Your problem with intimacy is VERY common indeed, bro; you are talking to the expert here! This may well come from a boyhood feeling identifying sex with abuse. That is, when the prospects for intimacy arise, you fear that if this goes any further it will somehow make you "like" the abuser - wanting similar things from a "victim". That would be quite discouraging to intimacy, of course. You comment on this one:

And I think women rule me out to. They seem to think of me as a "nice guy". A friend but more like a brother or something. I think that I send this vibe out because I am so terrified of getting close and them seeing me for what I am.
What may be happening is that because of your own anxieties you either don't see or just don't respond to their signals suggesting they like you as more than a friend. When they see that you don't respond, they conclude you aren't interested.

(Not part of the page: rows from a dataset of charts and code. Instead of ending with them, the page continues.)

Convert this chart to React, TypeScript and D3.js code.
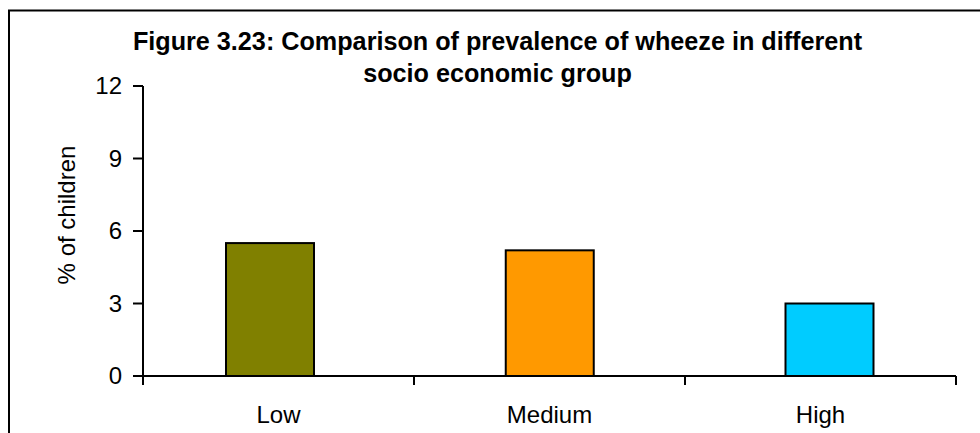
import React from "react";
import * as d3 from "d3";

const categories = ["Low", "Medium", "High"];
const values = [5.5, 5.2, 3.0];
const barColors = ["#808000", "#FF9900", "#00CCFF"];
const yTicks = [0, 3, 6, 9, 12];
const titleLines = [
  "Figure 3.23: Comparison of prevalence of wheeze in different",
  "socio economic group",
];
const yAxisTitle = "% of children";

const W = 980;
const H = 433;
const FONT = "'Liberation Sans', Arial, sans-serif";

export default function App() {
  const left = 143;
  const right = 956;
  const top = 86;
  const bottom = 376;

  const y = d3.scaleLinear().domain([0, 12]).range([bottom, top]);
  const x = d3.scaleBand<string>().domain(categories).range([left, right]).padding(0);
  const xBar = d3.scalePoint<string>().domain(categories).range([270, 829.5]);
  const barW = 88;

  const boundaries = [...categories.map((c) => x(c) as number), right];

  return (
    <svg
      width={W}
      height={H}
      style={{ position: "absolute", left: 0, top: 0, background: "#fff" }}
    >
      <rect x={9} y={10.5} width={1100} height={600} fill="#fff" stroke="#000" strokeWidth={2} />

      {titleLines.map((t, i) => (
        <text
          key={i}
          x={497.5}
          y={50 + i * 31.5}
          textAnchor="middle"
          fontFamily={FONT}
          fontWeight="bold"
          fontSize={25.2}
          fill="#000"
        >
          {t}
        </text>
      ))}

      <text
        transform={`translate(75,${(top + bottom) / 2 - 16}) rotate(-90)`}
        textAnchor="middle"
        fontFamily={FONT}
        fontSize={24}
        fill="#000"
      >
        {yAxisTitle}
      </text>

      {categories.map((c, i) => (
        <rect
          key={c}
          x={(xBar(c) as number) - barW / 2}
          y={y(values[i])}
          width={barW}
          height={y(0) - y(values[i])}
          fill={barColors[i]}
          stroke="#000"
          strokeWidth={2}
        />
      ))}

      {/* y axis */}
      <line x1={left} x2={left} y1={top} y2={bottom} stroke="#000" strokeWidth={2} />
      {yTicks.map((t) => (
        <g key={t}>
          <line x1={left - 10} x2={left} y1={y(t)} y2={y(t)} stroke="#000" strokeWidth={2} />
          <text
            x={left - 21}
            y={y(t)}
            dy="0.35em"
            textAnchor="end"
            fontFamily={FONT}
            fontSize={24}
            fill="#000"
          >
            {t}
          </text>
        </g>
      ))}

      {/* x axis */}
      <line x1={left} x2={right} y1={y(0)} y2={y(0)} stroke="#000" strokeWidth={2} />
      {boundaries.map((b, i) => (
        <line key={i} x1={b} x2={b} y1={y(0)} y2={y(0) + 9} stroke="#000" strokeWidth={2} />
      ))}
      {categories.map((c) => (
        <text
          key={c}
          x={(x(c) as number) + x.bandwidth() / 2}
          y={423}
          textAnchor="middle"
          fontFamily={FONT}
          fontSize={24}
          fill="#000"
        >
          {c}
        </text>
      ))}
    </svg>
  );
}
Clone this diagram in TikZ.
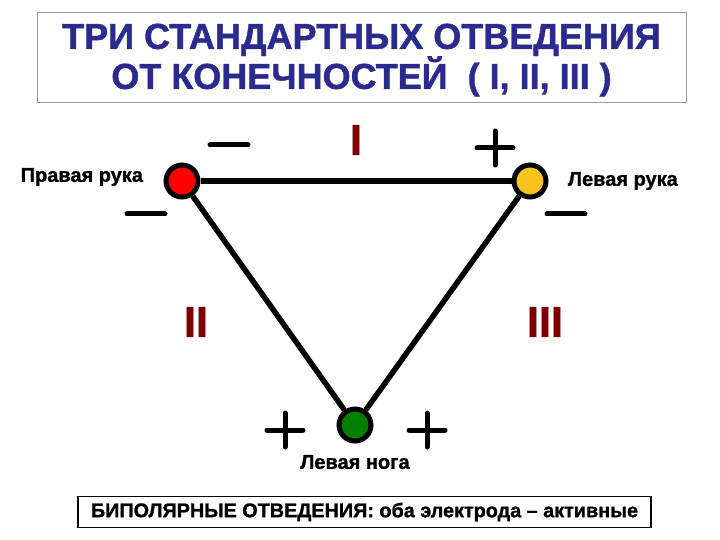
\documentclass[tikz,border=0pt]{standalone}
\usepackage{fontspec}
\setmainfont{Liberation Sans}[BoldFeatures={FakeBold=1.2}]
\usetikzlibrary{positioning}

\definecolor{titleblue}{RGB}{43,43,143}
\definecolor{leadred}{RGB}{128,0,0}
\definecolor{handyellow}{RGB}{250,195,30}
\definecolor{footgreen}{RGB}{0,128,0}

\tikzset{
  pics/plussign/.style={code={\draw[sign] (-18,0) -- (18,0) (0,-17) -- (0,17);}},
  pics/minussign/.style={code={\draw[sign] (-19,0) -- (19,0);}}
}

\begin{document}
\begin{tikzpicture}[x=1pt,y=-1pt,
  electrode/.style={circle,draw,line width=5pt,minimum size=32pt,inner sep=0pt},
  wire/.style={line width=5.5pt},
  sign/.style={line width=5pt,line cap=round},
  lead/.style={text=leadred,font=\bfseries\fontsize{43}{43}\selectfont},
  limb/.style={font=\bfseries\fontsize{20}{20}\selectfont}]
\useasboundingbox (0,0) rectangle (720,540);

% title
\node[draw=gray!80,line width=0.8pt,minimum width=649pt,minimum height=90pt] (titlebox) at (361.5,57) {};
\node[align=center,text=titleblue,font=\bfseries\fontsize{36}{40}\selectfont,yshift=-3pt] (title) at (titlebox.center)
  {ТРИ СТАНДАРТНЫХ ОТВЕДЕНИЯ\\ОТ КОНЕЧНОСТЕЙ \ ( I, II, III )};

% electrodes
\node[electrode,fill=red] (ra) at (182,181) {};
\node[electrode,fill=handyellow] (la) at (530,181) {};
\node[electrode,fill=footgreen] (ll) at (355,425) {};

\draw[wire] (ra) -- (la);
\draw[wire] (ra) -- (ll);
\draw[wire] (la) -- (ll);

\node[limb,left=17pt of ra,yshift=4pt] (ralabel) {Правая рука};
\node[limb,right=16pt of la] (lalabel) {Левая рука};
\node[limb,below=8pt of ll] (lllabel) {Левая нога};

% leads
\node[lead] (one) at (356,140) {I};
\node[lead] (two) at (196,322) {II};
\node[lead] (three) at (545,322) {III};

% polarity
\pic (mra1) at (229,145) {minussign};
\pic (mra2) at (146,214) {minussign};
\pic (pla1) at (495,148) {plussign};
\pic (mla2) at (566,214) {minussign};
\pic (pll1) at (285,430) {plussign};
\pic (pll2) at (427,430) {plussign};

% note
\node[draw,line width=1.2pt,minimum width=573pt,minimum height=31pt,
      font=\bfseries\fontsize{19.8}{19.8}\selectfont] (note) at (364.5,512)
  {БИПОЛЯРНЫЕ ОТВЕДЕНИЯ: оба электрода – активные};
\end{tikzpicture}
\end{document}
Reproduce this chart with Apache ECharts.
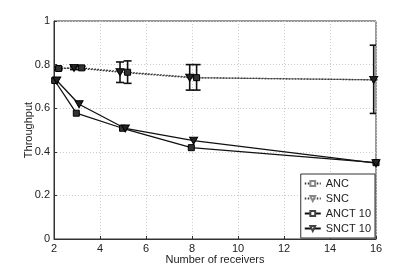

But another possibility would be exactly the one you propose. If the two of you become closer, you figure, the woman will, as you put it, "see me for what I am". But by that you mean "see me for who I THINK I am", that is, a man who has identified himself in terms of all the bad feelings about himself that he learned when he was abused. That would be discouraging to intimacy as well and would easily result in, as you say, a feeling of being weak and confused.

It may take awhile to get past these problems, but I think it does help to know that the fault is not with us. It really IS with the feelings about ourselves that we have to cope with, and all those feelings arise from what was done to us by others. That is, these feelings highlight how terrible the things were that were done to us; they don't reflect on ourselves or on our worth as human beings or as men.

Much love,
Larry
 
Deck,

I understand it. Sometime, the pain, it is so much, it just would be easier to not feel it at all. Unfortunately, I do not think we have the choice of it. What happens, with our emotions, it will happen, and our brain reacts as it will.

I hope that at some point soon, you will be able to feel something better then what you have been feeling recently. Because with being able to feel in general, comes the good feelings as well. They do come. I know it can be hard to believe, but it does happen. I wish you good luck and better feelings.